Some people are not aware that it's possible to pass and return structs by value in C. My question is about the compiler making unnecessary copies when returning structs in C. Do C compilers such as GCC use Return value optimization(RVO) optimization or is this a C++ only concept? Everything I have read about RVO and copy elision is in regards to C++.
Let's consider an example. I'm currently implementing a double-double data type in C (or rather float-float to start with because I find it easy to unit test). Consider the following code.
typedef struct { float hi; float lo; } doublefloat; doublefloat quick_two_sum(float a, float b) { float s = a + b; float e = b - (s - a); return (doublefloat){s, e}; }
Will the compiler make a temporary copy of the doublefloat
value I return or can the temporary copy be elided?

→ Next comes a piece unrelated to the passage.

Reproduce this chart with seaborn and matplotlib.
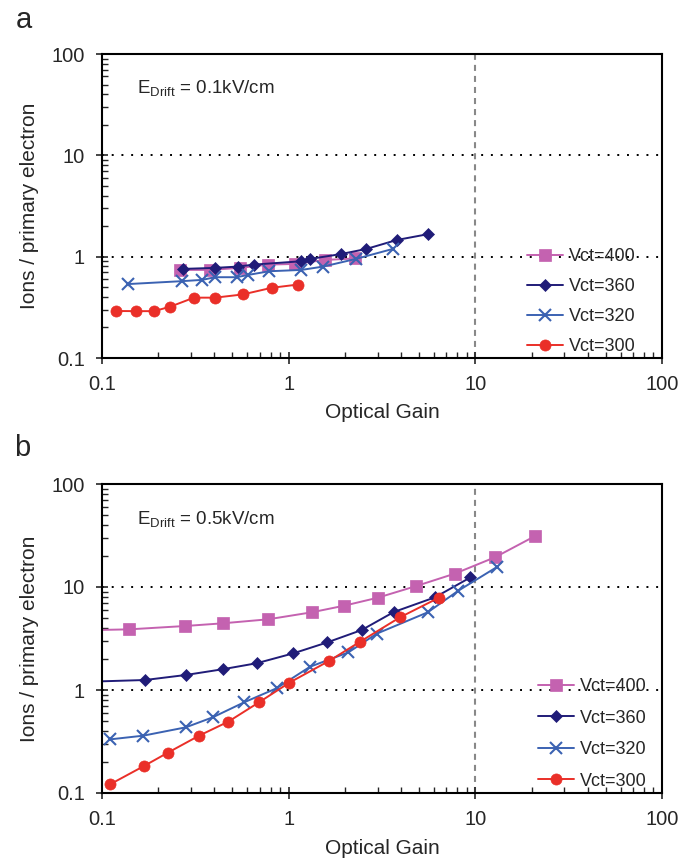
import numpy as np
import pandas as pd
import seaborn as sns
import matplotlib.pyplot as plt
from matplotlib.ticker import LogLocator, NullFormatter

# Panel a: E_Drift = 0.1 kV/cm
a_x_400 = [0.262, 0.379, 0.548, 0.778, 1.08, 1.56, 2.27]
a_y_400 = [0.74, 0.74, 0.775, 0.835, 0.848, 0.928, 0.96]
a_x_360 = [0.27, 0.403, 0.532, 0.652, 1.16, 1.3, 1.9, 2.6, 3.79, 5.6]
a_y_360 = [0.757, 0.775, 0.798, 0.835, 0.9, 0.949, 1.06, 1.19, 1.46, 1.67]
a_x_320 = [0.138, 0.138, 0.267, 0.344, 0.403, 0.526, 0.608, 0.787, 1.17, 1.53, 2.29, 3.6]
a_y_320 = [0.50, 0.573, 0.573, 0.59, 0.627, 0.627, 0.661, 0.718, 0.74, 0.798, 0.95, 1.19]
a_x_300 = [0.119, 0.153, 0.19, 0.231, 0.311, 0.404, 0.568, 0.811, 1.125]
a_y_300 = [0.291, 0.29, 0.29, 0.32, 0.394, 0.394, 0.424, 0.493, 0.531]

# Panel b: E_Drift = 0.5 kV/cm
b_x_400 = [0.08, 0.14, 0.278, 0.443, 0.778, 1.33, 1.98, 3.0, 4.81, 7.78, 12.8, 20.8]
b_y_400 = [3.8, 3.88, 4.18, 4.44, 4.86, 5.68, 6.58, 7.87, 10.2, 13.5, 19.5, 31.1]
b_x_360 = [0.08, 0.17, 0.282, 0.443, 0.675, 1.06, 1.61, 2.46, 3.66, 6.08, 9.42]
b_y_360 = [1.2, 1.25, 1.4, 1.59, 1.82, 2.27, 2.9, 3.82, 5.72, 7.94, 12.4]
b_x_320 = [0.111, 0.166, 0.281, 0.392, 0.578, 0.862, 1.30, 2.09, 2.96, 5.56, 8.1, 13.1]
b_y_320 = [0.332, 0.36, 0.434, 0.543, 0.76, 1.04, 1.68, 2.32, 3.52, 5.68, 9.2, 15.7]
b_x_300 = [0.111, 0.168, 0.225, 0.331, 0.475, 0.694, 1.01, 1.65, 2.41, 3.95, 6.38]
b_y_300 = [0.122, 0.183, 0.246, 0.36, 0.493, 0.76, 1.18, 1.92, 2.94, 5.08, 7.87]

labels = ['Vct=400', 'Vct=360', 'Vct=320', 'Vct=300']
colors = ['#C462B0', '#201C78', '#3B62B2', '#EA2F28']
markers = ['s', 'D', 'x', 'o']
msizes = [8, 6, 8, 8]

sns.set_theme(style='white')
plt.rcParams['font.family'] = ['Liberation Sans', 'DejaVu Sans']
plt.rcParams['mathtext.fontset'] = 'custom'
plt.rcParams['mathtext.rm'] = 'Liberation Sans'

fig = plt.figure(figsize=(6.95, 8.59), dpi=100)
W, H = 695, 859
ax_a = fig.add_axes([102 / W, 1 - 358 / H, 560 / W, 304 / H])
ax_b = fig.add_axes([102 / W, 1 - 793 / H, 560 / W, 309 / H])

panels = [
    (ax_a, [(a_x_400, a_y_400), (a_x_360, a_y_360), (a_x_320, a_y_320), (a_x_300, a_y_300)],
     r'E$_{\mathrm{Drift}}$ = 0.1kV/cm', (0.965, 0.384), 0.72, 6),
    (ax_b, [(b_x_400, b_y_400), (b_x_360, b_y_360), (b_x_320, b_y_320), (b_x_300, b_y_300)],
     r'E$_{\mathrm{Drift}}$ = 0.5kV/cm', (0.985, 0.395), 0.8, 7),
]

for ax, series, note, leg_anchor, lspace, xpad in panels:
    for (xs, ys), lab, c, m, ms in zip(series, labels, colors, markers, msizes):
        df = pd.DataFrame({'gain': xs, 'ions': ys})
        sns.lineplot(data=df, x='gain', y='ions', sort=False, color=c, marker=m,
                     markersize=ms, markeredgecolor=c, markeredgewidth=1.5 if m == 'x' else 0.5,
                     linewidth=1.4, label=lab, ax=ax)
    ax.set_xscale('log')
    ax.set_yscale('log')
    ax.set_xlim(0.1, 100)
    ax.set_ylim(0.1, 100)
    for yv in [1, 10]:
        ax.axhline(yv, color='black', linestyle=(0, (1, 4)), linewidth=1.4, zorder=0)
    ax.axvline(10, color='#888888', linestyle=(0, (2.9, 2.4)), linewidth=1.5, zorder=0)

    ax.set_xticks([0.1, 1, 10, 100])
    ax.set_xticklabels(['0.1', '1', '10', '100'])
    ax.set_yticks([0.1, 1, 10, 100])
    ax.set_yticklabels(['0.1', '1', '10', '100'])
    ax.xaxis.set_minor_locator(LogLocator(base=10, subs=np.arange(2, 10)))
    ax.yaxis.set_minor_locator(LogLocator(base=10, subs=np.arange(2, 10)))
    ax.xaxis.set_minor_formatter(NullFormatter())
    ax.yaxis.set_minor_formatter(NullFormatter())
    ax.tick_params(axis='both', which='major', direction='inout', length=9, width=1.2,
                   labelsize=14.5, bottom=True, left=True, pad=8)
    ax.tick_params(axis='both', which='minor', direction='in', length=4, width=1,
                   bottom=True, left=True)
    for s in ax.spines.values():
        s.set_color('black')
        s.set_linewidth(1.5)

    ax.set_xlabel('Optical Gain', fontsize=15, labelpad=xpad)
    ax.set_ylabel('Ions / primary electron', fontsize=15, labelpad=9)
    ax.text(0.062, 0.885, note, transform=ax.transAxes, fontsize=13.5, ha='left', va='center')

    ax.legend(loc='upper right', bbox_to_anchor=leg_anchor, frameon=False,
              fontsize=13, handlelength=2.0, handletextpad=0.3, labelspacing=lspace,
              borderaxespad=0.0)

fig.text(16 / W, 1 - 20 / H, 'a', fontsize=21, ha='left', va='center')
fig.text(14 / W, 1 - 448 / H, 'b', fontsize=21, ha='left', va='center')

plt.savefig('out.png', dpi=100)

What about named return value optimization (NRVO) in C? I have another function
doublefloat df64_add(doublefloat a, doublefloat b) { doublefloat s, t; s = two_sum(a.hi, b.hi); t = two_sum(a.lo, b.lo); s.lo += t.hi; s = quick_two_sum(s.hi, s.lo); s.lo += t.lo; s = quick_two_sum(s.hi, s.lo); return s; }
In this case i'm returning a named struct. Can the temporary copy in this case be elided?
It should be stated that this is a general question for C and that the code examples I have used here are only examples (when I optimize this I will be using SIMD with intrinsics anyway). I'm aware that I could look at the assembly output to see what the compiler does but I think this is an interesting question nevertheless.
> Note also that C doesn't have return-value-optimization, hence all your struct-returning functions will cause a call to memcpy (won't happen when compiled in C++ mode of course).
In the context of the C++ programming language, return value optimization (RVO) is a compiler optimization that involves eliminating the temporary object created to hold a function's return value. RVO is allowed to change the observable behaviour of the resulting program by the C++ standard.
When copy elision occurs, the implementation treats the source and target of the omitted copy/move (since C++11) operation as simply two different ways of referring to the same object, and the destruction of that object occurs at the later of the times when the two objects would have been destroyed without the ...
(Named) Return value optimization is a common form of copy elision. It refers to the situation where an object returned by value from a method has its copy elided. The example set forth in the standard illustrates named return value optimization, since the object is named.
RVO/NRVO are clearly allowed under the "as-if" rule in C.
In C++ you can get observable side-effects because you've overloaded the constructor, destructor, and/or assignment operator to give those side effects (e.g., print something out when one of those operations happens), but in C you don't have any ability to overload those operators, and the built-in ones have no observable side effects.
Without overloading them, you get no observable side-effects from copy elision, and therefore nothing to stop a compiler from doing it.